B. was the pseudonym adopted by Gilbert for his Conjuror's Magazine writings. There is something of him in the sarcastic style and language, but without more information this is a very speculative attribution. (Patton was not aware of Gilbert's previous adoption of this pseudonym and posited Burnett and Beddoes on the basis that their names began with that letter.)
'Fragment: by a West
Indian' No 10, (13 May 1796), (Patton pp 350-1). 22 lines from different parts of Canto I of The Hurricane
stitched together to present an attractive romantic poem without a trace of
The Calenture - an "admirable" description in prose referred to by William
Wordsworth in 'The Brothers' (1800).
Drawing on information probably provided by Robert Southey, the 1824 Retrospective Review article on The Hurricane lists two works by Gilbert, which remain untraced:
The Law of Fire.
See page 105 of The Hurricane for Gilbert's advertisement.
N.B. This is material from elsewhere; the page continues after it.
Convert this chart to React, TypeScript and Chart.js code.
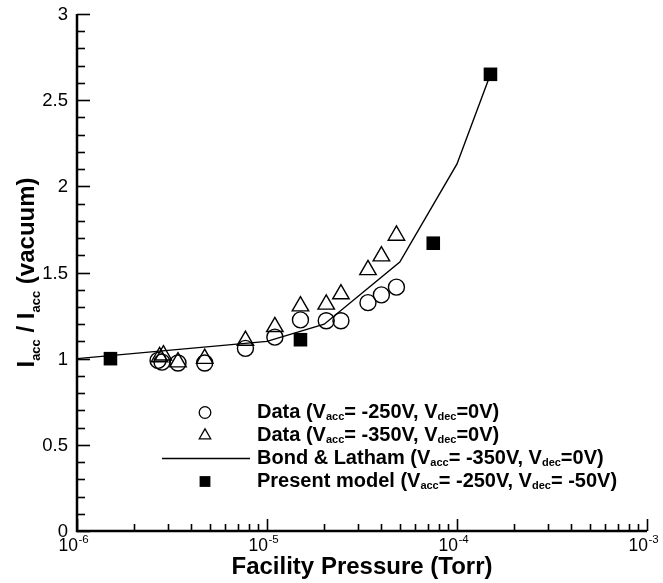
import React, { useEffect, useRef } from 'react';
import { Chart, registerables } from 'chart.js';

Chart.register(...registerables);

// ---- data ----
const circleX = [2.67e-6, 2.8e-6, 3.4e-6, 4.7e-6, 7.7e-6, 1.1e-5, 1.5e-5, 2.05e-5, 2.45e-5, 3.4e-5, 4.0e-5, 4.8e-5];
const circleY = [0.99, 0.98, 0.975, 0.975, 1.06, 1.125, 1.225, 1.22, 1.22, 1.325, 1.37, 1.415];

const triangleX = [2.72e-6, 2.85e-6, 3.4e-6, 4.7e-6, 7.7e-6, 1.1e-5, 1.5e-5, 2.05e-5, 2.45e-5, 3.4e-5, 4.0e-5, 4.8e-5];
const triangleY = [1.01, 1.02, 0.98, 1.0, 1.105, 1.185, 1.305, 1.315, 1.375, 1.515, 1.595, 1.715];

const bondX = [1e-6, 1e-5, 2e-5, 5e-5, 1e-4, 1.5e-4];
const bondY = [1.0, 1.1, 1.2, 1.56, 2.13, 2.65];

const modelX = [1.5e-6, 1.5e-5, 7.5e-5, 1.5e-4];
const modelY = [1.0, 1.11, 1.67, 2.65];

const xDecades = [-6, -5, -4, -3];
const yMajorValues = [0, 0.5, 1, 1.5, 2, 2.5, 3];
const yTickLabels = ['0', '0.5', '1', '1.5', '2', '2.5', '3'];

const xTitle = 'Facility Pressure (Torr)';
// [text, isSubscript]
const yTitleParts: [string, boolean][] = [['I', false], ['acc', true], [' / I', false], ['acc', true], [' (vacuum)', false]];

const legendRows: [string, boolean][][] = [
  [['Data (V', false], ['acc', true], ['= -250V, V', false], ['dec', true], ['=0V)', false]],
  [['Data (V', false], ['acc', true], ['= -350V, V', false], ['dec', true], ['=0V)', false]],
  [['Bond & Latham (V', false], ['acc', true], ['= -350V, V', false], ['dec', true], ['=0V)', false]],
  [['Present model (V', false], ['acc', true], ['= -250V, V', false], ['dec', true], ['= -50V)', false]],
];
const legendMarkers = ['circle', 'triangle', 'line', 'rect'];

const FONT = '"Liberation Sans", Arial, Helvetica, sans-serif';

function toXY(xs: number[], ys: number[]) {
  return xs.map((x, i) => ({ x, y: ys[i] }));
}

function richWidth(ctx: CanvasRenderingContext2D, parts: [string, boolean][], main: string, sub: string) {
  let w = 0;
  for (const [t, s] of parts) {
    ctx.font = s ? sub : main;
    w += ctx.measureText(t).width;
  }
  return w;
}

function drawRich(ctx: CanvasRenderingContext2D, parts: [string, boolean][], x: number, y: number, main: string, sub: string, subDrop: number) {
  let cx = x;
  ctx.textAlign = 'left';
  ctx.textBaseline = 'alphabetic';
  for (const [t, s] of parts) {
    ctx.font = s ? sub : main;
    ctx.fillText(t, cx, s ? y + subDrop : y);
    cx += ctx.measureText(t).width;
  }
}

function drawMarker(ctx: CanvasRenderingContext2D, kind: string, x: number, y: number) {
  ctx.save();
  ctx.strokeStyle = '#000';
  ctx.fillStyle = '#000';
  ctx.lineWidth = 1.3;
  if (kind === 'circle') {
    ctx.beginPath();
    ctx.arc(x, y, 5.8, 0, Math.PI * 2);
    ctx.stroke();
  } else if (kind === 'triangle') {
    const r = 6.6;
    ctx.beginPath();
    ctx.moveTo(x, y - r);
    ctx.lineTo(x + r * 0.866, y + r * 0.5);
    ctx.lineTo(x - r * 0.866, y + r * 0.5);
    ctx.closePath();
    ctx.stroke();
  } else if (kind === 'line') {
    ctx.beginPath();
    ctx.moveTo(162, y);
    ctx.lineTo(250, y);
    ctx.stroke();
  } else {
    ctx.fillRect(x - 5.4, y - 5.4, 10.8, 10.8);
  }
  ctx.restore();
}

const decorPlugin = {
  id: 'decor',
  afterDraw(chart: any) {
    const ctx: CanvasRenderingContext2D = chart.ctx;
    const xs = chart.scales.x;
    const ys = chart.scales.y;
    const { left, right, top, bottom } = chart.chartArea;
    ctx.save();
    ctx.strokeStyle = '#000';
    ctx.fillStyle = '#000';

    // axis lines
    ctx.lineWidth = 2.5;
    ctx.beginPath();
    ctx.moveTo(left, top);
    ctx.lineTo(left, bottom);
    ctx.lineTo(right, bottom);
    ctx.stroke();

    // y ticks (inward)
    ctx.lineWidth = 1.6;
    for (let i = 0; i <= 30; i++) {
      const v = i / 10;
      const py = Math.round(ys.getPixelForValue(v)) + 0.5;
      const len = i % 5 === 0 ? 13 : 8;
      ctx.beginPath();
      ctx.moveTo(left, py);
      ctx.lineTo(left + len, py);
      ctx.stroke();
    }
    // x ticks (inward)
    for (let d = -6; d <= -3; d++) {
      const mMax = d === -3 ? 1 : 9;
      for (let m = 1; m <= mMax; m++) {
        const v = m * Math.pow(10, d);
        const px = Math.round(xs.getPixelForValue(v)) + 0.5;
        const len = m === 1 ? 12 : 7;
        ctx.beginPath();
        ctx.moveTo(px, bottom);
        ctx.lineTo(px, bottom - len);
        ctx.stroke();
      }
    }

    // y tick labels
    ctx.font = `18.5px ${FONT}`;
    ctx.textAlign = 'right';
    ctx.textBaseline = 'middle';
    yMajorValues.forEach((v, i) => {
      ctx.fillText(yTickLabels[i], left - 9, ys.getPixelForValue(v) + 1);
    });

    // x tick labels 10^n
    xDecades.forEach((d) => {
      const px = xs.getPixelForValue(Math.pow(10, d));
      ctx.font = `17.5px ${FONT}`;
      ctx.textAlign = 'right';
      ctx.textBaseline = 'alphabetic';
      ctx.fillText('10', px + 1, 551);
      ctx.font = `11.5px ${FONT}`;
      ctx.textAlign = 'left';
      ctx.fillText(`-${Math.abs(d)}`, px + 1.5, 543);
    });

    // x title
    ctx.font = `bold 24px ${FONT}`;
    ctx.textAlign = 'center';
    ctx.textBaseline = 'alphabetic';
    ctx.fillText(xTitle, (left + right) / 2, 574);

    // y title (rotated)
    const mainY = `bold 24px ${FONT}`;
    const subY = `bold 13px ${FONT}`;
    const wY = richWidth(ctx, yTitleParts, mainY, subY);
    ctx.save();
    ctx.translate(34, (top + bottom) / 2);
    ctx.rotate(-Math.PI / 2);
    drawRich(ctx, yTitleParts, -wY / 2, 0, mainY, subY, 6);
    ctx.restore();

    // legend
    const mainL = `bold 20px ${FONT}`;
    const subL = `bold 11px ${FONT}`;
    const baselines = [417.5, 440.5, 463.5, 486.5];
    legendRows.forEach((parts, i) => {
      drawMarker(ctx, legendMarkers[i], 205, baselines[i] - 5);
      drawRich(ctx, parts, 257, baselines[i], mainL, subL, 2.5);
    });

    ctx.restore();
  },
};

export default function App() {
  const ref = useRef<HTMLCanvasElement | null>(null);

  useEffect(() => {
    document.body.style.margin = '0';
    const canvas = ref.current;
    if (!canvas) return;
    const chart = new Chart(canvas, {
      type: 'scatter',
      data: {
        datasets: [
          {
            label: 'Bond & Latham',
            data: toXY(bondX, bondY),
            showLine: true,
            borderColor: '#000',
            borderWidth: 1.4,
            pointRadius: 0,
            fill: false,
            tension: 0,
            order: 4,
          } as any,
          {
            label: 'Data -250V',
            data: toXY(circleX, circleY),
            pointStyle: 'circle',
            pointRadius: 8,
            pointBorderWidth: 1.4,
            pointBackgroundColor: 'rgba(0,0,0,0)',
            pointBorderColor: '#000',
            borderColor: '#000',
            backgroundColor: 'rgba(0,0,0,0)',
            order: 3,
          },
          {
            label: 'Data -350V',
            data: toXY(triangleX, triangleY),
            pointStyle: 'triangle',
            pointRadius: 9.5,
            pointBorderWidth: 1.4,
            pointBackgroundColor: 'rgba(0,0,0,0)',
            pointBorderColor: '#000',
            borderColor: '#000',
            backgroundColor: 'rgba(0,0,0,0)',
            order: 2,
          },
          {
            label: 'Present model',
            data: toXY(modelX, modelY),
            pointStyle: 'rect',
            pointRadius: 9.6,
            pointBorderWidth: 0,
            pointBackgroundColor: '#000',
            pointBorderColor: '#000',
            backgroundColor: '#000',
            order: 1,
          },
        ],
      },
      options: {
        responsive: false,
        animation: false,
        layout: { padding: { left: 77, right: 16, top: 14, bottom: 52 } },
        plugins: { legend: { display: false }, tooltip: { enabled: false } },
        scales: {
          x: { type: 'logarithmic', min: 1e-6, max: 1e-3, display: false },
          y: { type: 'linear', min: 0, max: 3, display: false },
        },
      },
      plugins: [decorPlugin],
    });
    return () => chart.destroy();
  }, []);

  return (
    <div style={{ width: 663, height: 583, background: '#fff' }}>
      <canvas ref={ref} width={663} height={583} style={{ display: 'block' }} />
    </div>
  );
}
Southey wrote in Life of Wesley (London:1858, Vol 2, p.230) that shortly after the 1796 publication of The Hurricane, Gilbert "placarded the walls in London with the largest bills that had at that time been seen, announcing 'The Law of Fire'".
The title provides a good idea of the subject matter. Gilbert's Conjuror's Magazine article Predictions for April (April 1792, pp.370-2), quotes 2 Esdras 13.37-38: 'And this my Son shall rebuke the wicked inventions of those nations, and shall destroy them without labour, by the law that is like unto fire'. [My emphasis]. This passage from the Apocrypha is usually rendered as "the law which is like unto me" but the "fire" variant continues to be preferred on Millennial websites.
The Standard of God Displayed
No work of this title has been traced. The first sentence of Isaiah 59:19 is quoted in Gilbert's 'Predictions for April'. The full verse runs: "So shall they fear the name of the Lord from the WEST, and his glory from the rising of the sun. When the enemy shall come in like a flood, the Spirit of the Lord shall lift up a standard against him". This may offer a clue as to its subject matter.